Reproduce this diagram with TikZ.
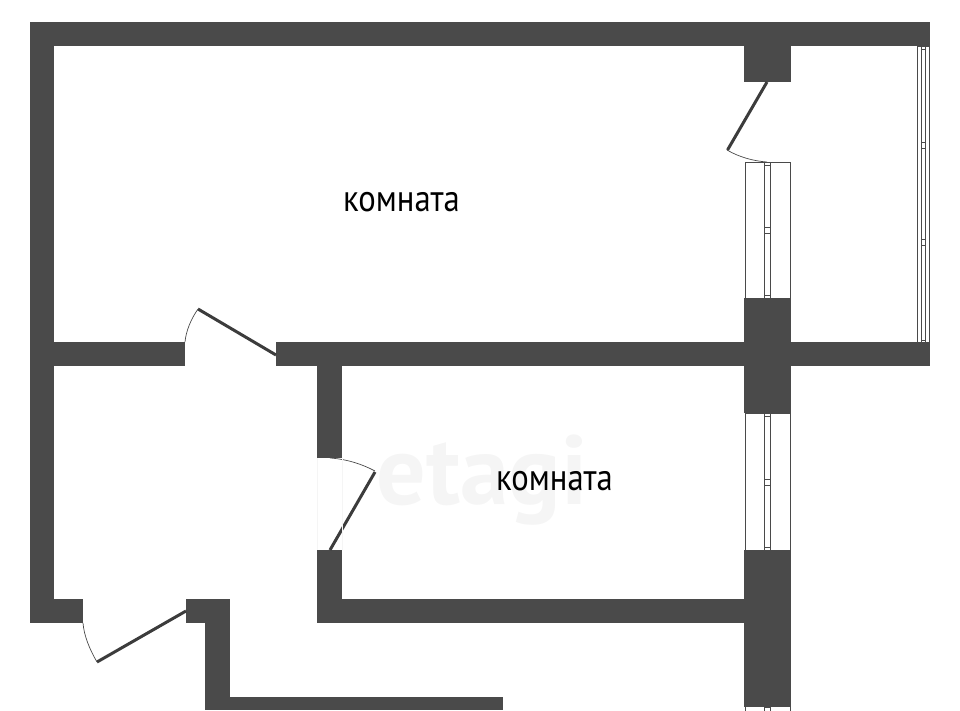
\documentclass[tikz,border=0pt]{standalone}
\usepackage{fontspec}
\setmainfont{PT Sans}
\newfontfamily\roomfont[FakeStretch=0.87]{PT Sans}
\definecolor{wallgray}{HTML}{4A4A4A}
\definecolor{leafgray}{HTML}{3C3C3C}
\definecolor{markgray}{HTML}{F5F5F5}
\tikzset{
  wall/.style={fill=wallgray,draw=none},
  leaf/.style={draw=leafgray,line width=3pt},
  swing/.style={draw=wallgray,line width=0.7pt},
  pane/.style={draw=wallgray,line width=1pt,fill=white},
  label/.style={text=black,font=\roomfont\fontsize{37.5}{38}\selectfont,inner sep=0pt}
}
\begin{document}
\begin{tikzpicture}[x=1pt,y=-1pt]
  \useasboundingbox (0,0) rectangle (960,710);
  % watermark
  \node[text=markgray,font=\fontsize{98}{98}\selectfont\bfseries,inner sep=0pt] (mark) at (482,480) {etagi};
  % outer walls
  \fill[wall] (30,22) rectangle (930,46);
  \fill[wall] (30,22) rectangle (54,623);
  \fill[wall] (30,599) rectangle (83,623);
  % middle wall
  \fill[wall] (30,342) rectangle (185,366);
  \fill[wall] (276,342) rectangle (930,366);
  % inner walls
  \fill[wall] (317,342) rectangle (342,458);
  \fill[wall] (317,550) rectangle (342,623);
  \fill[wall] (317,599) rectangle (744,623);
  % entrance and lower wall
  \fill[wall] (186,599) rectangle (230,623);
  \fill[wall] (205,599) rectangle (230,710);
  \fill[wall] (205,697) rectangle (503,710);
  % piers
  \fill[wall] (744,46) rectangle (791,82);
  \fill[wall] (744,298) rectangle (791,413);
  \fill[wall] (744,550) rectangle (791,707);
  % windows
  \foreach \ya/\yb/\ym in {162/298/230,413/550/482}{
    \draw[pane] (745,\ya) rectangle (790,\yb);
    \draw[pane] (764.5,\ya) rectangle (770,\yb);
    \draw[wallgray,line width=0.7pt] (764.5,\ya+3) -- (770,\ya+3);
    \draw[wallgray,line width=0.7pt] (764.5,\yb-3) -- (770,\yb-3);
    \draw[wallgray,line width=0.7pt] (764.5,\ym-3) -- (770,\ym-3);
    \draw[wallgray,line width=0.7pt] (764.5,\ym+3) -- (770,\ym+3);
  }
  % window cut by the bottom edge
  \draw[pane] (745,707) -- (745,711) (790,707) -- (790,711);
  \draw[pane] (764.5,707) rectangle (770,711);
  % balcony window
  \draw[pane] (917.5,46) rectangle (929.5,342);
  \draw[pane] (921,46) rectangle (925.5,342);
  \foreach \ym in {145,242}{
    \draw[wallgray,line width=0.7pt] (921,\ym-3) -- (925.5,\ym-3);
    \draw[wallgray,line width=0.7pt] (921,\ym+3) -- (925.5,\ym+3);
  }
  \draw[wallgray,line width=0.7pt] (921,49) -- (925.5,49) (921,340) -- (925.5,340);
  % doors
  \draw[leaf] (767,82) -- (727.5,150);
  \draw[swing] (727,150) .. controls (739,157) and (753,161) .. (767,162);
  \draw[leaf] (276,355) -- (198,309);
  \draw[swing] (198,309) .. controls (191,319) and (186,331) .. (185,342);
  \draw[leaf] (330,550) -- (375,472);
  \draw[swing] (375,471) .. controls (362,464) and (346,459) .. (330,458);
  \draw[leaf] (186,611) -- (97,662);
  \draw[swing] (97,662) .. controls (90,650) and (84,636) .. (83,623);
  % faint door opening
  \draw[markgray,line width=0.7pt] (317.5,458) -- (317.5,550) (342.5,458) -- (342.5,550);
  % rooms
  \node[label] (room1) at (401.5,202) {комната};
  \node[label] (room2) at (554.5,481) {комната};
\end{tikzpicture}
\end{document}
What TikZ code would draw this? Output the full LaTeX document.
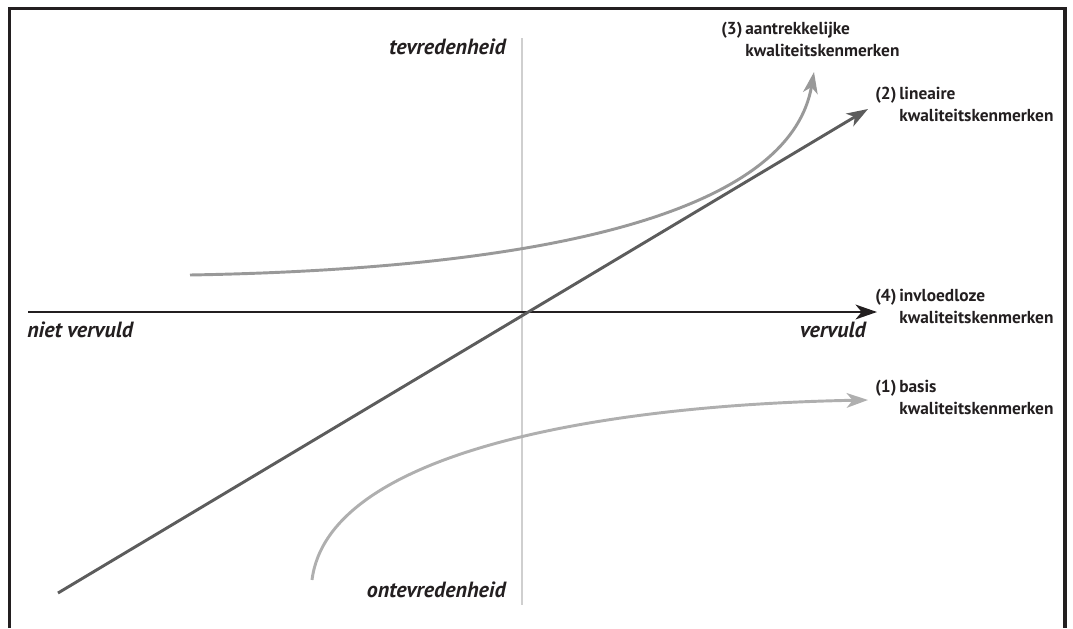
######
Copy all lines of the listing above that contain the string "this".

Reproduce this diagram with TikZ.
What TikZ code would draw this? Output the full LaTeX document.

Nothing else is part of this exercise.